Once you have forgiven yourself you can forget. This process is like trying to remember someone’s face. If you concentrate hard enough on trying to remember a certain aspect of someone, your mind will eventually forget it. Strange how it works that way but it does.
So try to remember the details of how you feel. Remember the way your partner looked when you confronted them. Remember the smallest detail of what took place and eventually your mind will begin to falter. And before you know it, the incident won’t hurt so much. But you have to be brave enough to go through this in order to let it go.
Yes, infidelity is heartbreaking. But if your relationship is worth saving you have to be able to recognize what happened and learn from it. Maybe one of the things you believe about yourself happens to be true.
Maybe the reason your partner did what they did was that you were lacking something. Perhaps you could be more understanding, more available, more kind towards them. If you don’t own your actions and forgive yourself, you will never learn.
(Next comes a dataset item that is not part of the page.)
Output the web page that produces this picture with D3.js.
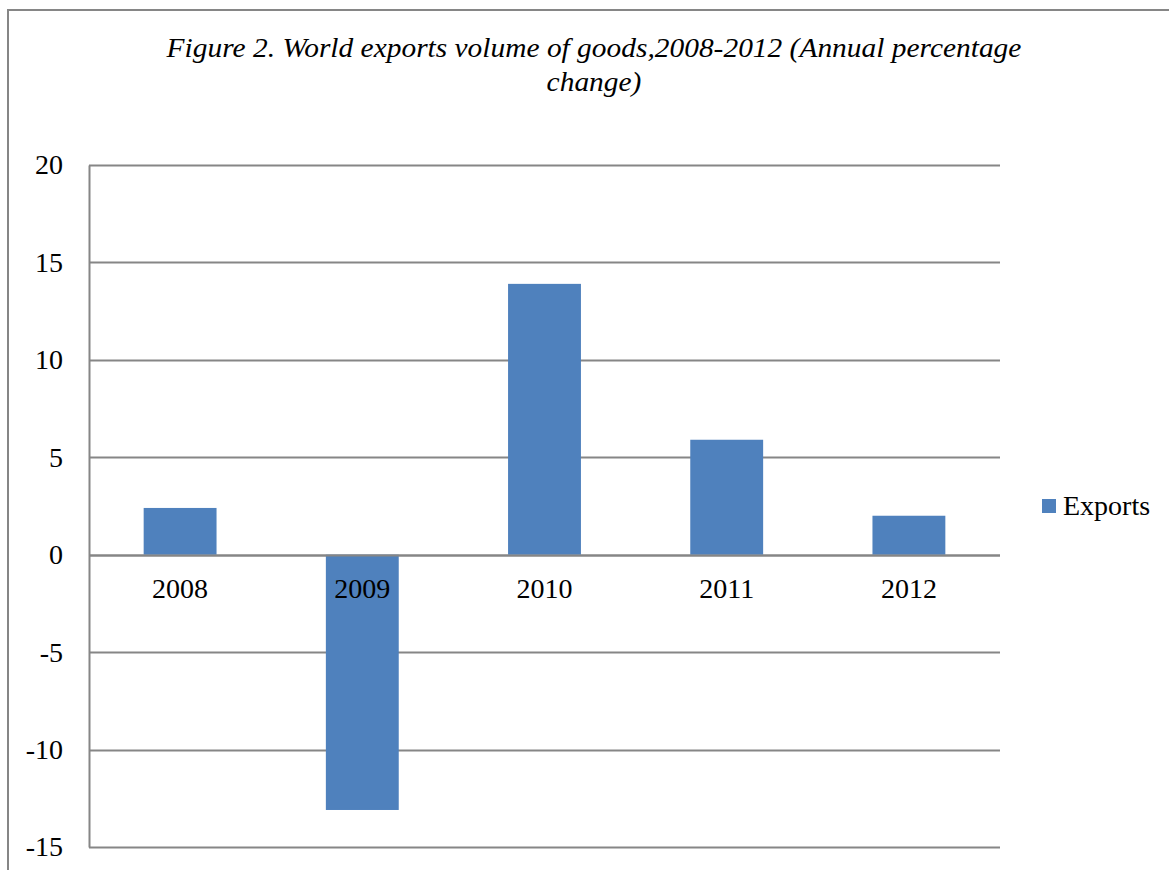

Growing and changing are inevitable. We all have to grow into better versions of ourselves.
Infidelity can either make or break a marriage.
By allowing yourself to heal and to grow from it, you and your former wayward partner can walk away stronger and more in tune with one another. But if you run and hide, or try to pretend that it didn’t happen then you haven’t learned the lesson. If you believe your relationship is worth salvaging, then you have to start with you.
You have to forgive yourself and allow time to heal. If you don’t then you will find yourself lingering on the past and driving a wedge between you and your loved one. That wedge will keep the wound open.
Then every time you argue with your partner the situation will come up and that will only drive them away. No one likes to rehash the past. But if you don’t let it go and forgive, you will keep bringing it up until one of you finally walks away.